**OBJECTIVE:**
Look at the data below and print exactly the lines from its first line through the line with "from matplotlib.ticker import MultipleLocator"; the pictures stay out of the copy.

**SOURCE EXCERPT:**
● ● ● ● ●
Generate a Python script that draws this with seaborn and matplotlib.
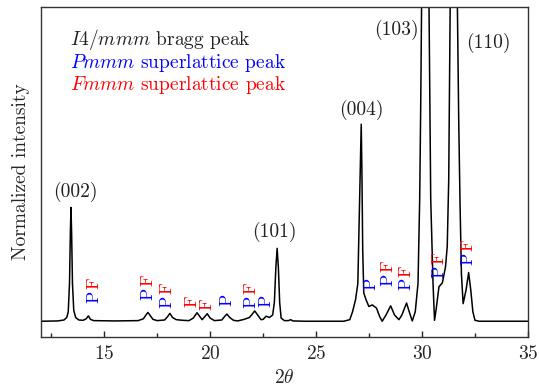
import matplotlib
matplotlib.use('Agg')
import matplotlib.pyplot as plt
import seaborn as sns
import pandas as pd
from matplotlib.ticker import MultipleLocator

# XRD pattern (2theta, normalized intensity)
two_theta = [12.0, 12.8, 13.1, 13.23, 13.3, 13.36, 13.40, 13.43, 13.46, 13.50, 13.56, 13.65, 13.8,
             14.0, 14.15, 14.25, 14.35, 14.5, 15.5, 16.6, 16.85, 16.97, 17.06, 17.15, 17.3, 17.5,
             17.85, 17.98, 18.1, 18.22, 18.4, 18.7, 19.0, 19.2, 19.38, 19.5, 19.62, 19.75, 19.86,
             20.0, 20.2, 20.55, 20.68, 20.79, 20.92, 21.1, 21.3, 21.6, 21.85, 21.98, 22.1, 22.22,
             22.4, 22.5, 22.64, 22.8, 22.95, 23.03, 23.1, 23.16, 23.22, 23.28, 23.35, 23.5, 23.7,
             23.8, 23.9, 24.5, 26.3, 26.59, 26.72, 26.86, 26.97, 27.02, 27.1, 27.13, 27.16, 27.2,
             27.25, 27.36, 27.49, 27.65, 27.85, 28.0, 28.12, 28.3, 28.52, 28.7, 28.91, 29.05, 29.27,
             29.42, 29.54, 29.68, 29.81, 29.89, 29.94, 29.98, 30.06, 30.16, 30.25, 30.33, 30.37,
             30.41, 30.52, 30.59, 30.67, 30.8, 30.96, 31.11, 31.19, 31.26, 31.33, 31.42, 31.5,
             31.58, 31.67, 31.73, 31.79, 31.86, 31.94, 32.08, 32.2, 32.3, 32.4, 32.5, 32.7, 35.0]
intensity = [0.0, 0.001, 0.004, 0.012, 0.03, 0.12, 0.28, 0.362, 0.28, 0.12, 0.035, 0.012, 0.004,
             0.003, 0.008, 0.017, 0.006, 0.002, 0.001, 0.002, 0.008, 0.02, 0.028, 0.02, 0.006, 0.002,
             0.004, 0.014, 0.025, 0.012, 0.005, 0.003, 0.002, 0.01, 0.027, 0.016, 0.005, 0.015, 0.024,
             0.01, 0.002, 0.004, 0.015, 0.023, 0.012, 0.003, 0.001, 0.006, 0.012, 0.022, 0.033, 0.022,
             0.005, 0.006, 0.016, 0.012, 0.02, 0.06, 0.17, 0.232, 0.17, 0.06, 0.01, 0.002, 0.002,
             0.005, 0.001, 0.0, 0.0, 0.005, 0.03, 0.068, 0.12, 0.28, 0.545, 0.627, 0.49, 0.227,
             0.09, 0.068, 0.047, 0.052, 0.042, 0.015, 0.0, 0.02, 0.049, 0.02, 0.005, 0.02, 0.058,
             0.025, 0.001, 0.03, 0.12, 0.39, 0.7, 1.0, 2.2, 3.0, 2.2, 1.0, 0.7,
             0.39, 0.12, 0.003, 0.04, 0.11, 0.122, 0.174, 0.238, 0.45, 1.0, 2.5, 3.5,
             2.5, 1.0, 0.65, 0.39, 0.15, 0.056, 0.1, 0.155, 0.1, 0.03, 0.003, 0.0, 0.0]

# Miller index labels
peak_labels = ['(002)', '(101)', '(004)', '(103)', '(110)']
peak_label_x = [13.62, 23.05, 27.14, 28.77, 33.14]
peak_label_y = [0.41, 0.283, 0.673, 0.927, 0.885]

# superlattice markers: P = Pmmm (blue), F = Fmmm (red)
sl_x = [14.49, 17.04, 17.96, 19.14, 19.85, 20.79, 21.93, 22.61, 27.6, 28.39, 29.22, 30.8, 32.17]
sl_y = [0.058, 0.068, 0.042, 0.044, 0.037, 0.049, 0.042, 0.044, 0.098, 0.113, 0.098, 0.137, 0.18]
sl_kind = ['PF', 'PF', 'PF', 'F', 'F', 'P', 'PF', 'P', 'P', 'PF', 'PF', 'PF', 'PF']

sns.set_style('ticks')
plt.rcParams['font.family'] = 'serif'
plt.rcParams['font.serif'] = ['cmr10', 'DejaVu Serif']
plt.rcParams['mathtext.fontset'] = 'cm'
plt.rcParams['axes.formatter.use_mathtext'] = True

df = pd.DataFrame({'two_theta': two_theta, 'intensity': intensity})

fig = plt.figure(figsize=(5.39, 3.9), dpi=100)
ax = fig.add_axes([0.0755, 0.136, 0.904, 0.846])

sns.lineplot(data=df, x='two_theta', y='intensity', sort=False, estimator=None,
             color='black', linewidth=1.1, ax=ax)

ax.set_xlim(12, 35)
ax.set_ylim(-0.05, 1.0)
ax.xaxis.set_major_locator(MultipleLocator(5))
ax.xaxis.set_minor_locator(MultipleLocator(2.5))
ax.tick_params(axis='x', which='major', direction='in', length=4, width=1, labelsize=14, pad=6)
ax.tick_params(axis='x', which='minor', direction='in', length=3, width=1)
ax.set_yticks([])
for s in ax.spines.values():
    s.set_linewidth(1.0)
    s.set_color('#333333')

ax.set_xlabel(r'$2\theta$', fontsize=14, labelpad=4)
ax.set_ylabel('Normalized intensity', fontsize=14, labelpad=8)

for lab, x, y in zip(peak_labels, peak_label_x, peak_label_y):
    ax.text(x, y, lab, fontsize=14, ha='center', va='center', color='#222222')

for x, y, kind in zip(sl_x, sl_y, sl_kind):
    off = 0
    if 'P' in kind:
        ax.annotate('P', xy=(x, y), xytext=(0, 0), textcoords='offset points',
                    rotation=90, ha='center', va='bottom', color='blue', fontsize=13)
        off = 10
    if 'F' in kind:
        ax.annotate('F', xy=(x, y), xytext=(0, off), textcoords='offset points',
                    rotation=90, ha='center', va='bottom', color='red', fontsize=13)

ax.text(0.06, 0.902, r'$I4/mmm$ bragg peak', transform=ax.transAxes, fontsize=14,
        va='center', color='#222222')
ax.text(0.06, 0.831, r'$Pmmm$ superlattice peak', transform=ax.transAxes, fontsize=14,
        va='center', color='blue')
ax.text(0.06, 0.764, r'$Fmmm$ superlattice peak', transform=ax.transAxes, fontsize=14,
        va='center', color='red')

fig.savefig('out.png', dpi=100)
● ● ● ● ●
**EXPECTED ANSWER:**
Generate a Python script that draws this with seaborn and matplotlib.
import matplotlib
matplotlib.use('Agg')
import matplotlib.pyplot as plt
import seaborn as sns
import pandas as pd
from matplotlib.ticker import MultipleLocator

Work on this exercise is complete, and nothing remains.